Вот об этом музее и говорит Шарль Гальтие, об этих залах с произведениями Мистраля: он считает, что там должно быть место для задуманной нами всеми здесь втроем у него в кабинете церемонии подношения Провансу русского перевода «Мирей».
Сара египетская
— Пять франков, мадам! Это будет стоить вам пять франков! — Узкая темная ручка закрыла объектив моего фотоаппарата. Девчонка лет двенадцати, щуря иссиня-черный глаз, нахально улыбаясь, так вцепилась в объектив, что я с трудом оторвала ее руку. Сцена была потеряна, кто-то из толпы загородил мне ее спиной.
А сцена была хороша: в кругу цыган, молодых и старых, пел и танцевал мальчик лет девяти. Три гитариста играли, подпевая гортанными, диковатыми голосами в звоне и лязге гитар:
Ай-ай, двинь меня по башке!
Как двинула по сердцу.
Ай-ай, двинь меня по башке,
А то я умру от страсти!
Поет малыш, ловко извиваясь в такт гибким, тоненьким телом. Он вертится по кругу, непрестанно выбивая ритм каблуками высоких сапожков. Но широкополая черная шляпа, надвинутая на лоб, от этих движений даже не качнется, так гордо сидит голова на его темной мальчишеской шее.
Ай-ай! Сердце мое горит
И в тоске по тебе исходит.
Это уже подхватывает такая же маленькая девчонка, внезапно вынырнувшая из толпы, обхватив худыми ручонками свои узенькие бедра, обтянутые красной юбкой в черную горошину. Оборки юбки крутятся возле голых темных коленок, а босые ноги выколачивают сложнейший ритм под струны гитары. Все движения девочки повторяют манеру взрослой цыганки, зазывно и откровенно танцующей в каком-то опьянении от возгласов гитаристов и собственного темперамента.
Взрослые цыгане, хлопая в ладони, довольно посмеиваются над маленькой парой. Старый, видимо дед, не выдерживает и, надвинув шляпу на глаза, раскинув руки в пестрых рукавах рубахи, выходит на круг. Ребята мгновенно смываются, а дед, так же изящно, как его внук, вывернув руки возле талии, не прикасаясь к ней, дробит каблуками сухую камаргскую землю. И вдруг к нему в пару вылетает толстая, старая, с огромным животом, перетянутым пестрым платком, цыганка. Она пронзительно затягивает какую-то другую мелодию, и гитаристы сразу подлаживаются ей в тон. Ни возраст, ни тучность, ни седина не мешают этой бабке выделывать полупристойные движения, толкая деда то сзади, то спереди с озорством молодой девчонки, и смеяться, тряся длинными яркими серьгами, обрамляющими ее прелестное грубоватое лицо, полное почти детской радости и веселья.

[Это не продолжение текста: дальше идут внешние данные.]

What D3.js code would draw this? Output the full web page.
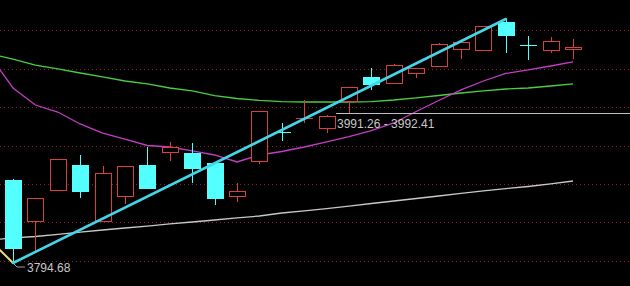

Это цыгане танцуют на празднике святой Сары, танцуют всей многочисленной семьей. Молодой бородатый цыган с локонами, лежащими на плечах модного пиджака (такие тоже есть), сменяет стариков, к нему подлетает цыганочка уже совсем в модных брючках и распашонке, прямо будто с парижского бульвара Капуцинов, потом цыганка средних лет, в шали и цыганской юбке, вылетев на круг, приседает на землю, как фантастический цветок, раскинув лепестки, и поет, кружась талией и трепеща смуглыми плечами в белой прозрачной кофте, звеня монистами и огромными бусами, похожими на елочные украшения.
А в это время в соборе святых Марий идет торжественная служба. Праздник 25 мая. Сегодня статую святой Сары понесут к морю, как носят святых Марий.
Цыгане в белых длинных хламидах стоят возле храма, один из них держит большой деревянный крест — он понесет его на плече до взморья. Остальные понесут статую Сары, водруженную на носилки. Уже гарцуют всадники-гардианы, которые, как всегда, откроют шествие.
Возле входа в церковь какой-то молодой сентмариец, накупив здесь же, рядом, в магазинчике, толстых свечей для церкви, решил узнать свое будущее: цыганка гадает ему по правой руке, а в левой он держит свечи. Она что-то долго и обстоятельно рассказывает ему, а он серьезно слушает, то улыбаясь, то хмурясь и грустно качая головой. А рядом, на парапете храма, другая цыганка раскладывает карты какой-то пожилой арлезианке с бархатной наколкой на волосах и богатой пелеринкой из кружев. А чуть подальше, на деревянной перекладине коновязи, сидят четыре парня, один что-то поет под гитару, а другие внимательно слушают, — видимо, новая песня. Все четверо — цыгане, все в модных пестрых рубашках и джинсах, у всех золотые перстни на пальцах и золотые часы на запястьях.
Площадь перед храмом кишит народом. Тут и местные, и приезжие провансальцы, и масса туристов, которые толпятся в маленьких лавочках с сувенирами и покупают всякие безделушки, открытки, плетушки, детские костюмы гардианов, юбочки и чепчики для девочек, — ну, словом, все, что в каждом городе каждой страны продается для интуристов. Только у нас, на Кутузовском проспекте в Москве, продаются деревянные ложки, расшитые полотенца и деревянные церквушки без крестов, а здесь — фартучки провансальских узоров, кружки с надписью: «Камарга», фарфоровые куколки «Мирей» и керамические модели храма святых Марий с крестами над колокольнями.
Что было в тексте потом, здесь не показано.